An animated tribute · in the spirit of a doodle

The Light She
Could Not See

Émilie du Châtelet · 1706 – 1749
Émilie du Châtelet

The experiment she imagined — a prism, a spectrum, and a thermometer in the dark beyond the red.

At Cirey, in the candlelit château she shared with Voltaire, Émilie du Châtelet did mathematics and physics at the highest level of her age — a woman barred from the academies, who taught herself anyway.

In 1737 she entered, in secret, the Académie des Sciences prize competition on the nature of fire. Her essay — the Dissertation sur la nature et la propagation du feu — reasoned toward something nobody could yet detect: that heat and light were entangled, and that there might be light that carried warmth but no colour the eye could catch. An invisible light, beyond the red.

She could see it in her mind. She had no way to catch it on a thermometer.

The story goes that she wanted to test it — to set thermometers along a spectrum and look for heat where there was no colour — but that every thermometer in the house was already in use. Voltaire, working on his own fire essay for the very same prize, had them all. So the experiment stayed in her head.

It would take another sixty-three years. In 1800, William Herschel passed sunlight through a prism, laid thermometers across the colours, and found the mercury climbing highest of all in the dark just past the red — the invisible light we now call infrared. The thing she had reasoned into existence, finally caught on glass.

The race she did finish

By then she was long gone — and her last years had been spent not on invisible light but on a different, desperate labour.
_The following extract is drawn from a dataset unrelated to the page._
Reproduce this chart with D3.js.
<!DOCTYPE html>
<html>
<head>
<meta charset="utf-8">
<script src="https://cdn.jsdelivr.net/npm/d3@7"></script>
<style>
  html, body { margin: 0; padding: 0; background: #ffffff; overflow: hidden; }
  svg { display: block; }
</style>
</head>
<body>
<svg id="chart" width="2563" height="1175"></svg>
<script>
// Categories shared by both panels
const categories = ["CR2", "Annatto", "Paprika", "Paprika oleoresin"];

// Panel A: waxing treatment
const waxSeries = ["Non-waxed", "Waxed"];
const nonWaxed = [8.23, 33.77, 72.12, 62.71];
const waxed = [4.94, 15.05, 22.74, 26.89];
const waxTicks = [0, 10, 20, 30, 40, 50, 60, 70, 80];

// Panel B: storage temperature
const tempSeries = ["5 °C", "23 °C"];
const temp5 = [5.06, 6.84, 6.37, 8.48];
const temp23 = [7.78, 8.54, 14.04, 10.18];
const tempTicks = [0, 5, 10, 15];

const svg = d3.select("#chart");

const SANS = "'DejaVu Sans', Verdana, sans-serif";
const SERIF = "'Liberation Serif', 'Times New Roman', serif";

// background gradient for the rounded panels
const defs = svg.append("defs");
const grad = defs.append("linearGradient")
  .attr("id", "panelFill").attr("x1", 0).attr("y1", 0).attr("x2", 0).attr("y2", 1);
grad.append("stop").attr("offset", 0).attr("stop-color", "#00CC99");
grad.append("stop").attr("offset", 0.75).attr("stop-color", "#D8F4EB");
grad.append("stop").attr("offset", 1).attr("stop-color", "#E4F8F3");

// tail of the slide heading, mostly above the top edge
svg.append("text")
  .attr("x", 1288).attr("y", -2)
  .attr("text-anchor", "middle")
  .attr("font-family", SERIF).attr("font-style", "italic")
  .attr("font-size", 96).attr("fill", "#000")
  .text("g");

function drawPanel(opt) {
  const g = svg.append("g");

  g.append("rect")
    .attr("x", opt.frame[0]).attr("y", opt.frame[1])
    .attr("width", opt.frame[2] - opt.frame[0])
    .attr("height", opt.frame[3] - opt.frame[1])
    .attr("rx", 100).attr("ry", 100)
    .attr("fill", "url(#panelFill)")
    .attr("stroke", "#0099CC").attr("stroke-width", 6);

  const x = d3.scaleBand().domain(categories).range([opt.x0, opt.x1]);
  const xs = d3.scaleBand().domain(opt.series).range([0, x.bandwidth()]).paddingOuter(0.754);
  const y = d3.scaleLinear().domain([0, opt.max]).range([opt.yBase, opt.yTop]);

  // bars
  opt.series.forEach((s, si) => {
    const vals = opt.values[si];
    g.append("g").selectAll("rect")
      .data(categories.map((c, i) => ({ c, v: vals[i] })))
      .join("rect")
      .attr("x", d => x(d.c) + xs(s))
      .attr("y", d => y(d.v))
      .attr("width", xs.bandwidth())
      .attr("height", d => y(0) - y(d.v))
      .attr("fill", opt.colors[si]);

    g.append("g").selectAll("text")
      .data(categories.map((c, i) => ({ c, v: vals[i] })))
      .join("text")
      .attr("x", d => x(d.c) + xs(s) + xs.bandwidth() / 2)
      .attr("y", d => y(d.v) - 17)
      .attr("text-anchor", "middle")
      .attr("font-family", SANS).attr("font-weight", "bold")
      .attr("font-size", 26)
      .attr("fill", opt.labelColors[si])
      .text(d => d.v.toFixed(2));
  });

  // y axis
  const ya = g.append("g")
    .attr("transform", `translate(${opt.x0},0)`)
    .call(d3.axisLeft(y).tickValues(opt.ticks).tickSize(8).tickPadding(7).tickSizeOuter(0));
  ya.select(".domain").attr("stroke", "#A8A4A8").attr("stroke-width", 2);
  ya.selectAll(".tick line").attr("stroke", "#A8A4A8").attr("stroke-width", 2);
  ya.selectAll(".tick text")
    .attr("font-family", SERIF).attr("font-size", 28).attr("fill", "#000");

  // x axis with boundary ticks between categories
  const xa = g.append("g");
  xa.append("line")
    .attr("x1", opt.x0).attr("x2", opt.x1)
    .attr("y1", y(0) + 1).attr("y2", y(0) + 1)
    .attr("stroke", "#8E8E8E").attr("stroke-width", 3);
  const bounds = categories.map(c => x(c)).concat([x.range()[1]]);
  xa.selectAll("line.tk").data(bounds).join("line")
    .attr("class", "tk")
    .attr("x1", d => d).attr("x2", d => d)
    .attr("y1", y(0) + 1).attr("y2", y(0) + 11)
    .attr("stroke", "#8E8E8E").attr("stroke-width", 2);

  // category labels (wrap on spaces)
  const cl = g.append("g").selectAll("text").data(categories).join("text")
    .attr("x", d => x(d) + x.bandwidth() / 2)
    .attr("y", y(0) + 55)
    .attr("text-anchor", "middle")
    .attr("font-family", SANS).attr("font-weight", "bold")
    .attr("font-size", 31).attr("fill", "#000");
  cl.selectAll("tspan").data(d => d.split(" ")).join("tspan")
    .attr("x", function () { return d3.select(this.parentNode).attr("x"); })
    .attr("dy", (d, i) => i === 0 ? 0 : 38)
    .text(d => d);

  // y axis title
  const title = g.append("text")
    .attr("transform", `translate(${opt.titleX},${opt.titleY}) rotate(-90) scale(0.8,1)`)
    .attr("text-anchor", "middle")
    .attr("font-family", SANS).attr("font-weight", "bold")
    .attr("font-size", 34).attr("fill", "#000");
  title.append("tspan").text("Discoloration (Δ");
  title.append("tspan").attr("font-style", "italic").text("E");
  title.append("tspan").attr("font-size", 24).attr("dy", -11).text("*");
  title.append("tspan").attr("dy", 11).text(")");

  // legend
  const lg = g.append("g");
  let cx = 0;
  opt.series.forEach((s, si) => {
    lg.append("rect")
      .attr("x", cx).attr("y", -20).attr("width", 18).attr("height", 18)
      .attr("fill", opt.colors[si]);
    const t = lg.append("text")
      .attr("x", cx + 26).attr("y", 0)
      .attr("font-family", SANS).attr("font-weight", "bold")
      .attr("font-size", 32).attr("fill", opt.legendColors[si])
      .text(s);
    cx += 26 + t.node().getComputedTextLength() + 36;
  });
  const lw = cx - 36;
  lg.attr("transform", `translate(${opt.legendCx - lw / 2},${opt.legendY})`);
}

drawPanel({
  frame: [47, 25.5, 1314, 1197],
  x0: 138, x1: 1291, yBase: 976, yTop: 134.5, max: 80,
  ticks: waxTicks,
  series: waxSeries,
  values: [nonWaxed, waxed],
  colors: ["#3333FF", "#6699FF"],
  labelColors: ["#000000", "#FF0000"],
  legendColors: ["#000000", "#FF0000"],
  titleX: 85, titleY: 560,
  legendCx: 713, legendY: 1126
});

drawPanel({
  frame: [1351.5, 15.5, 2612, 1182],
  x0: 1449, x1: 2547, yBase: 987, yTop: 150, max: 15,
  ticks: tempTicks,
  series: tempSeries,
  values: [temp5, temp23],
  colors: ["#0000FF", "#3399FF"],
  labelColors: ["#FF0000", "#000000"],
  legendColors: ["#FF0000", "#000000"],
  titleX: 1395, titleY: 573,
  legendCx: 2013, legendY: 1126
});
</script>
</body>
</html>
She was translating Newton's Principia into French, with a commentary that did not merely render the Latin but extended it — an early formulation of the conservation of energy among its pages.
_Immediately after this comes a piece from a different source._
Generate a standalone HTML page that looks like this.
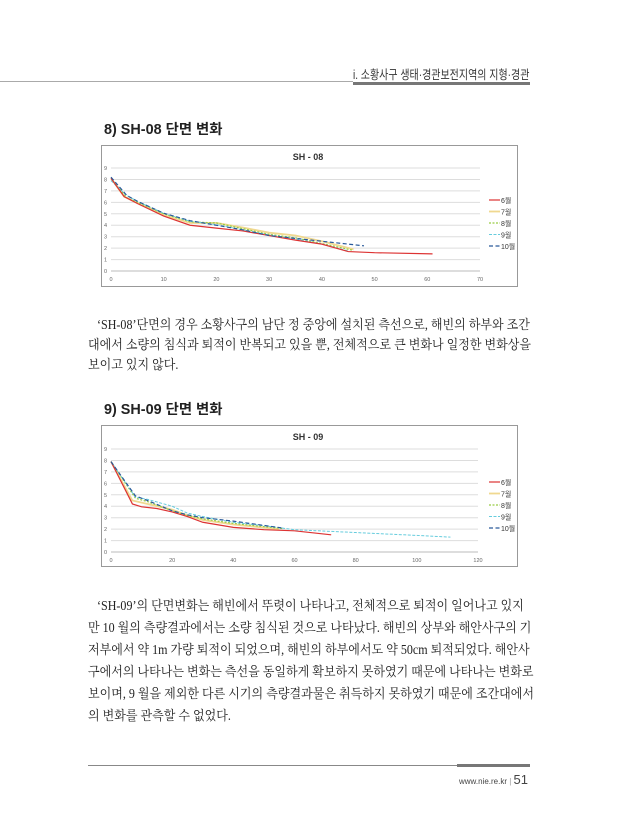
<!DOCTYPE html>
<html><head><meta charset="utf-8">
<style>
body{margin:0;background:#fff;}
.pg{position:relative;width:619px;height:840px;overflow:hidden;font-family:"Liberation Serif","Noto Serif CJK SC",serif;color:#222;}
.hd{position:absolute;left:353px;top:64px;font-size:12.5px;font-family:"Liberation Sans","Noto Sans CJK KR",sans-serif;color:#333;white-space:nowrap;transform:scaleX(0.8);transform-origin:left top;}
.h2{position:absolute;left:104px;font-size:14.4px;font-weight:bold;font-family:"Liberation Sans","Noto Sans CJK KR",sans-serif;color:#222;}
.tx{position:absolute;left:88px;font-size:13.3px;transform:scaleX(0.905);transform-origin:left top;}
.tx div{height:20px;white-space:nowrap;}
</style></head><body><div class="pg">
<div style="position:absolute;left:0;top:81px;width:353px;height:1px;background:#aaa"></div>
<div style="position:absolute;left:353px;top:82px;width:177px;height:3px;background:#777"></div>
<div class="hd">i. 소황사구 생태·경관보전지역의 지형·경관</div>

<div class="h2" style="top:118px">8) SH-08 단면 변화</div>
<div class="h2" style="top:398px">9) SH-09 단면 변화</div>

<svg width="619" height="840" style="position:absolute;left:0;top:0" font-family="Liberation Sans, Noto Sans CJK KR, sans-serif">
<rect x="101.5" y="145.5" width="416" height="141" fill="#fff" stroke="#999"/>
<text x="308" y="160" font-size="9" font-weight="bold" text-anchor="middle" fill="#333">SH - 08</text>
<g stroke="#ddd" stroke-width="1">
<line x1="111" x2="480" y1="271" y2="271" stroke="#bbb"/><line x1="111" x2="480" y1="259.6" y2="259.6"/><line x1="111" x2="480" y1="248.1" y2="248.1"/><line x1="111" x2="480" y1="236.7" y2="236.7"/><line x1="111" x2="480" y1="225.2" y2="225.2"/><line x1="111" x2="480" y1="213.8" y2="213.8"/><line x1="111" x2="480" y1="202.4" y2="202.4"/><line x1="111" x2="480" y1="190.9" y2="190.9"/><line x1="111" x2="480" y1="179.5" y2="179.5"/><line x1="111" x2="480" y1="168" y2="168"/>
</g>
<g font-size="5.5" fill="#666" text-anchor="end">
<text x="107" y="273">0</text><text x="107" y="261.6">1</text><text x="107" y="250.1">2</text><text x="107" y="238.7">3</text><text x="107" y="227.2">4</text><text x="107" y="215.8">5</text><text x="107" y="204.4">6</text><text x="107" y="192.9">7</text><text x="107" y="181.5">8</text><text x="107" y="170">9</text>
</g>
<g font-size="5.5" fill="#666" text-anchor="middle">
<text x="111" y="281">0</text><text x="163.7" y="281">10</text><text x="216.4" y="281">20</text><text x="269.1" y="281">30</text><text x="321.9" y="281">40</text><text x="374.6" y="281">50</text><text x="427.3" y="281">60</text><text x="480" y="281">70</text>
</g>
<g transform="translate(111,271) scale(5.271,-11.44)" fill="none">
<polyline vector-effect="non-scaling-stroke" stroke="#f0d890" stroke-width="1.8" points="0,8.1 2.5,6.5 5,5.95 10,4.9 15,4.2 20,4.2 25,3.8 30,3.35 35,3.1 40,2.6 46,1.9"/>
<polyline vector-effect="non-scaling-stroke" stroke="#9c4" stroke-width="1.2" stroke-dasharray="2,1.5" points="0,8.1 3,6.4 5,6 10,5 15,4.3 20,4.2 25,3.7 30,3.2 35,2.9 40,2.4 46,1.8"/>
<polyline vector-effect="non-scaling-stroke" stroke="#6cd" stroke-width="1" stroke-dasharray="3,1.5" points="0,7.9 3,6.6 5,6.1 10,5.05 15,4.35 20,4.05 25,3.6 30,3.15 35,2.8 40,2.35 45,1.75"/>
<polyline vector-effect="non-scaling-stroke" stroke="#d33" stroke-width="1.2" points="0,8.1 2.5,6.5 5,5.9 10,4.8 15,4.0 20,3.75 25,3.5 30,3.1 35,2.7 40,2.35 45,1.7 50,1.6 61,1.5"/>
<polyline vector-effect="non-scaling-stroke" stroke="#2a5a9a" stroke-width="1.2" stroke-dasharray="4,2.5" points="0,8.2 3,6.6 5,6.1 10,5.05 15,4.4 20,4.0 25,3.6 30,3.1 35,2.85 40,2.6 48,2.2"/>
</g>
<g font-size="7" fill="#333">
<line x1="489" x2="500" y1="200" y2="200" stroke="#d33" stroke-width="1.2"/><text x="501" y="203">6월</text>
<line x1="489" x2="500" y1="211.5" y2="211.5" stroke="#f0d890" stroke-width="1.8"/><text x="501" y="214.5">7월</text>
<line x1="489" x2="500" y1="223" y2="223" stroke="#9c4" stroke-width="1.2" stroke-dasharray="2,1.5"/><text x="501" y="226">8월</text>
<line x1="489" x2="500" y1="234.5" y2="234.5" stroke="#6cd" stroke-width="1" stroke-dasharray="3,1.5"/><text x="501" y="237.5">9월</text>
<line x1="489" x2="500" y1="246" y2="246" stroke="#2a5a9a" stroke-width="1.2" stroke-dasharray="4,2.5"/><text x="501" y="249">10월</text>
</g>

<rect x="101.5" y="425.5" width="416" height="141" fill="#fff" stroke="#999"/>
<text x="308" y="440" font-size="9" font-weight="bold" text-anchor="middle" fill="#333">SH - 09</text>
<g stroke="#ddd" stroke-width="1">
<line x1="111" x2="478" y1="552" y2="552" stroke="#bbb"/><line x1="111" x2="478" y1="540.6" y2="540.6"/><line x1="111" x2="478" y1="529.1" y2="529.1"/><line x1="111" x2="478" y1="517.7" y2="517.7"/><line x1="111" x2="478" y1="506.2" y2="506.2"/><line x1="111" x2="478" y1="494.8" y2="494.8"/><line x1="111" x2="478" y1="483.4" y2="483.4"/><line x1="111" x2="478" y1="471.9" y2="471.9"/><line x1="111" x2="478" y1="460.5" y2="460.5"/><line x1="111" x2="478" y1="449" y2="449"/>
</g>
<g font-size="5.5" fill="#666" text-anchor="end">
<text x="107" y="554">0</text><text x="107" y="542.6">1</text><text x="107" y="531.1">2</text><text x="107" y="519.7">3</text><text x="107" y="508.2">4</text><text x="107" y="496.8">5</text><text x="107" y="485.4">6</text><text x="107" y="473.9">7</text><text x="107" y="462.5">8</text><text x="107" y="451">9</text>
</g>
<g font-size="5.5" fill="#666" text-anchor="middle">
<text x="111" y="562">0</text><text x="172.2" y="562">20</text><text x="233.3" y="562">40</text><text x="294.5" y="562">60</text><text x="355.7" y="562">80</text><text x="416.8" y="562">100</text><text x="478" y="562">120</text>
</g>
<g transform="translate(111,552) scale(3.058,-11.44)" fill="none">
<polyline vector-effect="non-scaling-stroke" stroke="#f0d890" stroke-width="1.8" points="0,7.9 7,4.5 12,4.2 20,3.7 25,3.2 30,2.8 40,2.4 55,2.0"/>
<polyline vector-effect="non-scaling-stroke" stroke="#9c4" stroke-width="1.2" stroke-dasharray="2,1.5" points="0,7.9 8,4.7 12,4.4 20,3.6 25,3.2 30,2.9 40,2.5 56,2.05"/>
<polyline vector-effect="non-scaling-stroke" stroke="#6cd" stroke-width="1" stroke-dasharray="3,1.5" points="0,7.9 8,4.8 12,4.6 20,4.0 25,3.4 30,3.1 40,2.6 50,2.3 60,1.95 80,1.7 100,1.45 111,1.3"/>
<polyline vector-effect="non-scaling-stroke" stroke="#d33" stroke-width="1.2" points="0,7.9 7,4.2 10,3.95 15,3.8 20,3.5 25,3.1 30,2.6 40,2.15 50,1.95 60,1.85 72,1.5"/>
<polyline vector-effect="non-scaling-stroke" stroke="#2a5a9a" stroke-width="1.2" stroke-dasharray="4,2.5" points="0,7.9 8,4.9 12,4.5 20,3.6 25,3.25 30,3.0 40,2.7 56,2.1"/>
</g>
<g font-size="7" fill="#333">
<line x1="489" x2="500" y1="482" y2="482" stroke="#d33" stroke-width="1.2"/><text x="501" y="485">6월</text>
<line x1="489" x2="500" y1="493.5" y2="493.5" stroke="#f0d890" stroke-width="1.8"/><text x="501" y="496.5">7월</text>
<line x1="489" x2="500" y1="505" y2="505" stroke="#9c4" stroke-width="1.2" stroke-dasharray="2,1.5"/><text x="501" y="508">8월</text>
<line x1="489" x2="500" y1="516.5" y2="516.5" stroke="#6cd" stroke-width="1" stroke-dasharray="3,1.5"/><text x="501" y="519.5">9월</text>
<line x1="489" x2="500" y1="528" y2="528" stroke="#2a5a9a" stroke-width="1.2" stroke-dasharray="4,2.5"/><text x="501" y="531">10월</text>
</g>
</svg>

<div class="tx" style="top:314px">
<div>&nbsp;&nbsp;&nbsp;‘SH-08’단면의 경우 소황사구의 남단 정 중앙에 설치된 측선으로, 해빈의 하부와 조간</div>
<div>대에서 소량의 침식과 퇴적이 반복되고 있을 뿐, 전체적으로 큰 변화나 일정한 변화상을</div>
<div>보이고 있지 않다.</div>
</div>

<div class="tx" style="top:595px">
<div style="height:22px">&nbsp;&nbsp;&nbsp;‘SH-09’의 단면변화는 해빈에서 뚜렷이 나타나고, 전체적으로 퇴적이 일어나고 있지</div>
<div style="height:22px">만 10 월의 측량결과에서는 소량 침식된 것으로 나타났다. 해빈의 상부와 해안사구의 기</div>
<div style="height:22px">저부에서 약 1m 가량 퇴적이 되었으며, 해빈의 하부에서도 약 50cm 퇴적되었다. 해안사</div>
<div style="height:22px">구에서의 나타나는 변화는 측선을 동일하게 확보하지 못하였기 때문에 나타나는 변화로</div>
<div style="height:22px">보이며, 9 월을 제외한 다른 시기의 측량결과물은 취득하지 못하였기 때문에 조간대에서</div>
<div style="height:22px">의 변화를 관측할 수 없었다.</div>
</div>

<div style="position:absolute;left:88px;top:765px;width:369px;height:1px;background:#888"></div>
<div style="position:absolute;left:457px;top:764px;width:73px;height:3px;background:#777"></div>
<div style="position:absolute;left:459px;top:772px;font-family:'Liberation Sans',sans-serif;font-size:8px;color:#444;white-space:nowrap">www.nie.re.kr <span style="color:#999">|</span> <span style="font-size:13px">51</span></div>
</div></body></html>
Pregnant at forty-two, in an age when that was perilous, she wrote to a friend that she did not expect to survive. She worked against the clock to finish the manuscript — and she did finish it, just before she died, days after giving birth, in September 1749.

« Le travail est le seul moyen de ne pas trouver la vie ennuyeuse. »

"Work is the only way of not finding life tedious." — attributed to Émilie du Châtelet

Her Principia appeared in 1756, seven years after her death. It remains the standard French translation to this day — read by students in the country where she was never allowed into the room. She caught one invisible thing in her mind, and one monumental thing on paper, and time has proved her right about both.